## Requirements
Give back, exactly as it appears, the run of lines opening with the one containing "Rebuild this chart" and closing with the one containing "const captions = ['(a)', '(b)', '(c)'];". Nothing outside that run should appear.

## Entries shown
====================

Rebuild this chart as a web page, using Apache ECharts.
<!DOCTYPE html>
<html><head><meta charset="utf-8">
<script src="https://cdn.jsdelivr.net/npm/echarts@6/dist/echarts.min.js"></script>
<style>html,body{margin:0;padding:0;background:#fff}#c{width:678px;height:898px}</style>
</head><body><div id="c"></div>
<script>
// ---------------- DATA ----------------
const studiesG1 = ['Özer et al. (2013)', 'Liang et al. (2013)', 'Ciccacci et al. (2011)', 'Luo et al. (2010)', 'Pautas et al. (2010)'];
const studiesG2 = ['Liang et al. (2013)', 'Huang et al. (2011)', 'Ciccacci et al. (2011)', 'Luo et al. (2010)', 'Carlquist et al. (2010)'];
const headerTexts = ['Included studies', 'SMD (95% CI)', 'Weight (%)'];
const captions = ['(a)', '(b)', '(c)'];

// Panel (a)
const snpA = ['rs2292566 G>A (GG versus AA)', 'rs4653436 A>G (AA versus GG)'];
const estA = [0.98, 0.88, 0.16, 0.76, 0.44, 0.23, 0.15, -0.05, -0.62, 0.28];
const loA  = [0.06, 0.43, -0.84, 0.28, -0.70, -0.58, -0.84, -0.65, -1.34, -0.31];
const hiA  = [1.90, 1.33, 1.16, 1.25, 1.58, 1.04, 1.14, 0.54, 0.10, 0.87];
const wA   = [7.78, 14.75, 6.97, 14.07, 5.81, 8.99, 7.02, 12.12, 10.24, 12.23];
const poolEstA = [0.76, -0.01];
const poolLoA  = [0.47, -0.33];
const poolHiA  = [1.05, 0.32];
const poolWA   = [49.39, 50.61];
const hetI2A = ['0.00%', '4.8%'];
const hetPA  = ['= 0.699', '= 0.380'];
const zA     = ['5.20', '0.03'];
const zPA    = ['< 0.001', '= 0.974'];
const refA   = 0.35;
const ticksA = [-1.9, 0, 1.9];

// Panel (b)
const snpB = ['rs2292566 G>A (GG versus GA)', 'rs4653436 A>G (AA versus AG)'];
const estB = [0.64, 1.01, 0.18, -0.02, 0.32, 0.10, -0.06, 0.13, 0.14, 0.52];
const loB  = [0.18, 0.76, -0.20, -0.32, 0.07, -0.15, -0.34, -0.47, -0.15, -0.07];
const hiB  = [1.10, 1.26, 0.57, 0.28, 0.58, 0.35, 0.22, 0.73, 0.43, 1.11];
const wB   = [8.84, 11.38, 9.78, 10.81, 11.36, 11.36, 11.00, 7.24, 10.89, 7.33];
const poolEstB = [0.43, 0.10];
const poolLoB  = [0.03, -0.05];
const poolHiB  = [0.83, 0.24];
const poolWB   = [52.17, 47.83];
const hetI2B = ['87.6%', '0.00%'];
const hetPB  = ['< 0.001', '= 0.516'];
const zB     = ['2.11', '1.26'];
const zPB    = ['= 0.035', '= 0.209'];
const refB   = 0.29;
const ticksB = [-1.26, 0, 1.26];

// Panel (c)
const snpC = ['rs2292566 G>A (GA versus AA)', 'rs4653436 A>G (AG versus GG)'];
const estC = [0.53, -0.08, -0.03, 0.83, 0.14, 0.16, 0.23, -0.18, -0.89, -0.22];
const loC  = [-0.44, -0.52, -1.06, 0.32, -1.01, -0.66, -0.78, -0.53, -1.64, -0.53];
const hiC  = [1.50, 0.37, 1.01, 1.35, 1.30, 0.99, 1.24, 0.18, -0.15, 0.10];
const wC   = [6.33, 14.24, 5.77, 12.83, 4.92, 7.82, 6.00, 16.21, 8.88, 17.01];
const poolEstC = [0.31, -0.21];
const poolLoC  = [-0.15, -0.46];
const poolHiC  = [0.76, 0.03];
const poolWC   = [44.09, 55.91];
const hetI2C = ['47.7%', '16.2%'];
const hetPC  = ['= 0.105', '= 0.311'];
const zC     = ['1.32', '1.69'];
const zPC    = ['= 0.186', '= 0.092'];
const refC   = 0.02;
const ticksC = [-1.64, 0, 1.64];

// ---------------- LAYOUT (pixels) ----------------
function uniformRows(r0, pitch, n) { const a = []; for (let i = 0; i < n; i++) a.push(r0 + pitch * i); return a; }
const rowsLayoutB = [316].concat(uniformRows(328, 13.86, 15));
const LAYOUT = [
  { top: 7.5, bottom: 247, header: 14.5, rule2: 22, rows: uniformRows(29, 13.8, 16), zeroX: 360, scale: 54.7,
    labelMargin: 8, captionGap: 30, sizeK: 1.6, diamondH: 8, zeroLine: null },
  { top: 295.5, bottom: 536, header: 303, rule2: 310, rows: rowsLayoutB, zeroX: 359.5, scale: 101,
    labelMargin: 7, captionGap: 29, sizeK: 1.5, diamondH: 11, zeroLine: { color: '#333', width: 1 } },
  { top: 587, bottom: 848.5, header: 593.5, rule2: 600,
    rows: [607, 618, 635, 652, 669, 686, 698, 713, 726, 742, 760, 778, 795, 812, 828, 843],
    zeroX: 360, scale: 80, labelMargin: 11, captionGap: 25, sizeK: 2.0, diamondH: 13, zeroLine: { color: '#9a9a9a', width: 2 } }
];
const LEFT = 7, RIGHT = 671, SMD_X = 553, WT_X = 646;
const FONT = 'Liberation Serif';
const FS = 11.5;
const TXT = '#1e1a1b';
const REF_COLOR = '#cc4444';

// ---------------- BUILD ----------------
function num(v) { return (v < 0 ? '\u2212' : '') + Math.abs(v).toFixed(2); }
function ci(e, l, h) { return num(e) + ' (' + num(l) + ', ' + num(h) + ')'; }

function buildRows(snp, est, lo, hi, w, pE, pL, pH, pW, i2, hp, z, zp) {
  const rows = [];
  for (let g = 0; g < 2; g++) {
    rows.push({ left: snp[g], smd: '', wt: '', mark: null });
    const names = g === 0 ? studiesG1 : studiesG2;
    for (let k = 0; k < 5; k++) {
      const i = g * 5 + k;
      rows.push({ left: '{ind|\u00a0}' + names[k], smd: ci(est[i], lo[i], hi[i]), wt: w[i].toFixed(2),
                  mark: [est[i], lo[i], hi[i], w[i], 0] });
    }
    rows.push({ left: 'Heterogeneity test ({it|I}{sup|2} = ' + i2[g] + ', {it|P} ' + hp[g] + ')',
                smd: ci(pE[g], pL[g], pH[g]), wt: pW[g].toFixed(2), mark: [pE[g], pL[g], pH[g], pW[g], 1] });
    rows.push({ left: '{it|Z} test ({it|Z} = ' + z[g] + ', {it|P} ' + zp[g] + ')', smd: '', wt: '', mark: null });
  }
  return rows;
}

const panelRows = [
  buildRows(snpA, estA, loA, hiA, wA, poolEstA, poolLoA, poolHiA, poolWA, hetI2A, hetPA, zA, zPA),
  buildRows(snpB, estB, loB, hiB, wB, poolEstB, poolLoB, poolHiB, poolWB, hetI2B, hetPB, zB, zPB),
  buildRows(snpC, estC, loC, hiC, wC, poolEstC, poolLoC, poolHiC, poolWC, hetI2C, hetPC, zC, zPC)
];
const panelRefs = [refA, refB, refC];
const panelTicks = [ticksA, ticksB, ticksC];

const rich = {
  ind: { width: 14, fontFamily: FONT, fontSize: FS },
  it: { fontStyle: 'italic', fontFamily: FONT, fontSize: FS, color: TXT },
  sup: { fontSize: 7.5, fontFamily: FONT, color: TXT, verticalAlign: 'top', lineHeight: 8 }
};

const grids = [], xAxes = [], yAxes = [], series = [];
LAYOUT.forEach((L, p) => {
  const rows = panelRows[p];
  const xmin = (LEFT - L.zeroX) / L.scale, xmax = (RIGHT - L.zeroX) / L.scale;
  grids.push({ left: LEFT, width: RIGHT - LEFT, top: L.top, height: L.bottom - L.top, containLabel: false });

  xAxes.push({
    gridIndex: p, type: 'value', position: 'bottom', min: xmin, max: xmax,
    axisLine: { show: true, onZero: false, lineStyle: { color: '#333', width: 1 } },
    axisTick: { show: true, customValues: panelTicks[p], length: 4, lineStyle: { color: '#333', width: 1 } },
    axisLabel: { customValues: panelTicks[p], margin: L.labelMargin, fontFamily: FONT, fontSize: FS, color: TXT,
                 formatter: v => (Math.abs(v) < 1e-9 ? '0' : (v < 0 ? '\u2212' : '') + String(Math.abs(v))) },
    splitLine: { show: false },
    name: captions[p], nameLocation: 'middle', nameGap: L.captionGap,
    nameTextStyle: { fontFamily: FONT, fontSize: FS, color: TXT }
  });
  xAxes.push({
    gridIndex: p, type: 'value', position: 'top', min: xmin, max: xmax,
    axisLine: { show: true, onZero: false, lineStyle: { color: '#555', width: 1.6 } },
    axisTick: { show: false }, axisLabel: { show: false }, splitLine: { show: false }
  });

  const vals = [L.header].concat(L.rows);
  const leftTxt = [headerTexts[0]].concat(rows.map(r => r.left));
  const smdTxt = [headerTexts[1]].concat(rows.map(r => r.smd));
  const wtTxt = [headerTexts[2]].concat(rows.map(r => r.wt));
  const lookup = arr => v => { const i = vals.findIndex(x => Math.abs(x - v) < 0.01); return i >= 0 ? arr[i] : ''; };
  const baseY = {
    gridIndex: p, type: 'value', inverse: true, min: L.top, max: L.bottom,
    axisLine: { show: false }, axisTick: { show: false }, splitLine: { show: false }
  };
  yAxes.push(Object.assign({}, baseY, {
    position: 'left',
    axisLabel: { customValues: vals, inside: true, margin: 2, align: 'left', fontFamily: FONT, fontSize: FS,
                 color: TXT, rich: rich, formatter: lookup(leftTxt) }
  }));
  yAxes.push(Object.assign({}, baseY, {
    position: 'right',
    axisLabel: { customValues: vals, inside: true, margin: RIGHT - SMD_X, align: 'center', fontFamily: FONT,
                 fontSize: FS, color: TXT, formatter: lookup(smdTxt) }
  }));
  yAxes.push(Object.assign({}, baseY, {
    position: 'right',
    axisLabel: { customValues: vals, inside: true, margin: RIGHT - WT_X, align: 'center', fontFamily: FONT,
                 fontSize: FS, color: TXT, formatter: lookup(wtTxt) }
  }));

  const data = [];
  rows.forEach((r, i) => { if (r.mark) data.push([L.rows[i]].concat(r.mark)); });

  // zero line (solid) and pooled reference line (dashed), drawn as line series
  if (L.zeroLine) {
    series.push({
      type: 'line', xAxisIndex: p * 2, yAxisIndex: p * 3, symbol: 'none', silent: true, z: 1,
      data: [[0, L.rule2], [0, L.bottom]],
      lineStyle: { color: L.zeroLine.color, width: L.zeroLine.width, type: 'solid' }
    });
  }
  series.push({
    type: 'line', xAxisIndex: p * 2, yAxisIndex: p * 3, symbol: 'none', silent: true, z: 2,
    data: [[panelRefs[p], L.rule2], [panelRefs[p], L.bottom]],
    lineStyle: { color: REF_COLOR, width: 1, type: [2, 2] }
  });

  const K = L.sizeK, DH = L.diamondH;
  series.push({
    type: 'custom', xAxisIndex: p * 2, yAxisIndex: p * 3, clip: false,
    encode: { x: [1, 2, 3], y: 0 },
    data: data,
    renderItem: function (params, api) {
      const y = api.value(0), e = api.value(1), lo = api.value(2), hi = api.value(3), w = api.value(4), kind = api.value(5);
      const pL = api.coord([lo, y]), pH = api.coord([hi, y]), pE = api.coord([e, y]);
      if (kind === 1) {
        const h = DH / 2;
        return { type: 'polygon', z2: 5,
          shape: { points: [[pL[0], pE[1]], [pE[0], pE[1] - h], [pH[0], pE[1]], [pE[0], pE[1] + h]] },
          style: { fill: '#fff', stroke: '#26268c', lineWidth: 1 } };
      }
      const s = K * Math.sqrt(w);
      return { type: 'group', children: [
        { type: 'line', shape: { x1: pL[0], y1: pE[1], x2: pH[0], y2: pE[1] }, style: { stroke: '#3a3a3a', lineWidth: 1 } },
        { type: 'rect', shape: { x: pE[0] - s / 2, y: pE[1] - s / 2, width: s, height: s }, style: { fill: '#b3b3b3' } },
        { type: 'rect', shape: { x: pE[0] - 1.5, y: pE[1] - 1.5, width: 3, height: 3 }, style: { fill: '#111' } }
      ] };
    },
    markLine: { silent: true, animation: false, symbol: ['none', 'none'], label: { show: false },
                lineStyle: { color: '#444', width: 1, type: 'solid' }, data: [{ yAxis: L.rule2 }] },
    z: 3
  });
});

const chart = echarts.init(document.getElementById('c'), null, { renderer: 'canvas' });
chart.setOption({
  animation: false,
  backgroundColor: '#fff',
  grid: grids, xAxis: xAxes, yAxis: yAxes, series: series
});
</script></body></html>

====================

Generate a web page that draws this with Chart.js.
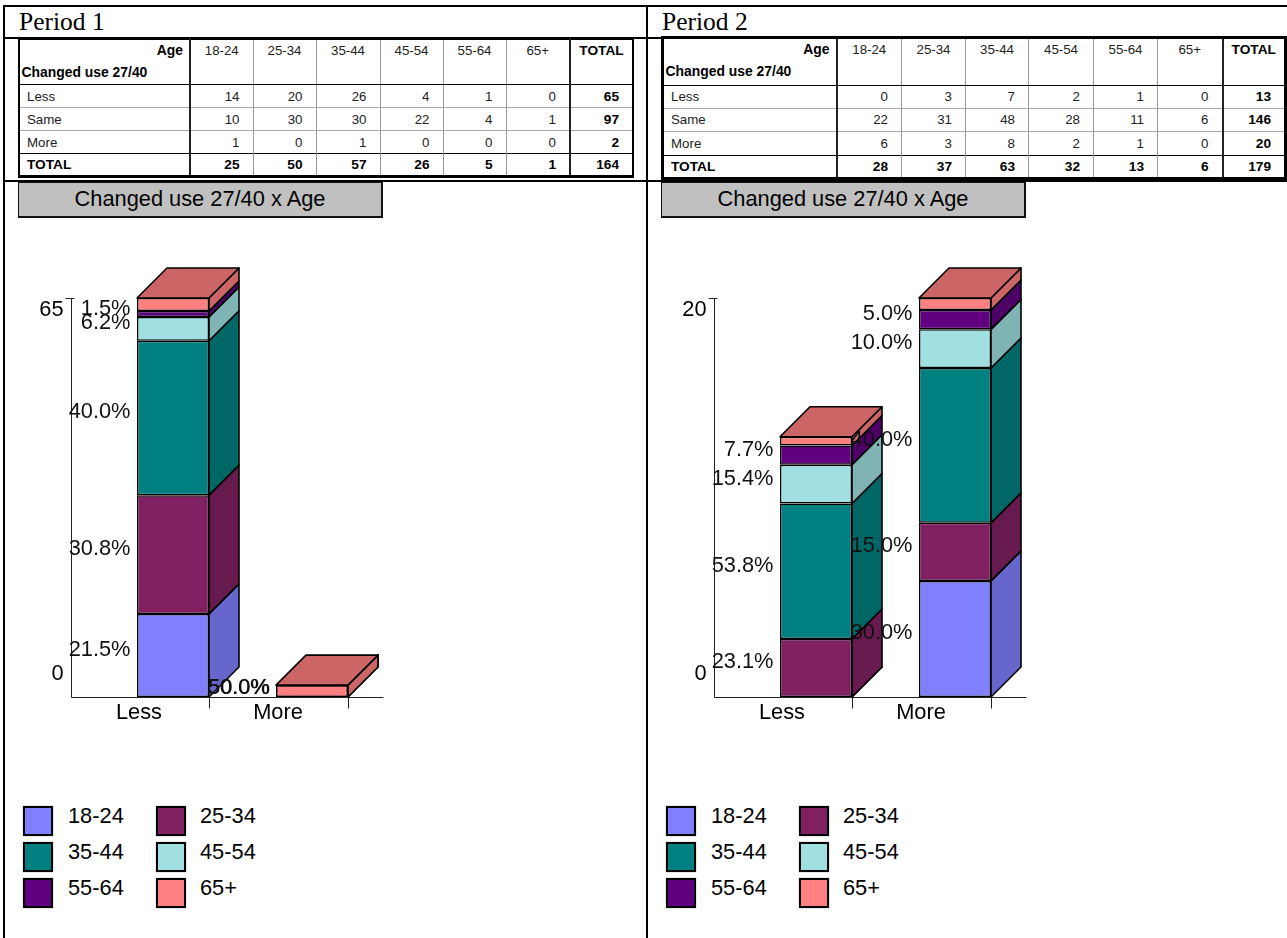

====================

## Final result
Rebuild this chart as a web page, using Apache ECharts.
<!DOCTYPE html>
<html><head><meta charset="utf-8">
<script src="https://cdn.jsdelivr.net/npm/echarts@6/dist/echarts.min.js"></script>
<style>html,body{margin:0;padding:0;background:#fff}#c{width:678px;height:898px}</style>
</head><body><div id="c"></div>
<script>
// ---------------- DATA ----------------
const studiesG1 = ['Özer et al. (2013)', 'Liang et al. (2013)', 'Ciccacci et al. (2011)', 'Luo et al. (2010)', 'Pautas et al. (2010)'];
const studiesG2 = ['Liang et al. (2013)', 'Huang et al. (2011)', 'Ciccacci et al. (2011)', 'Luo et al. (2010)', 'Carlquist et al. (2010)'];
const headerTexts = ['Included studies', 'SMD (95% CI)', 'Weight (%)'];
const captions = ['(a)', '(b)', '(c)'];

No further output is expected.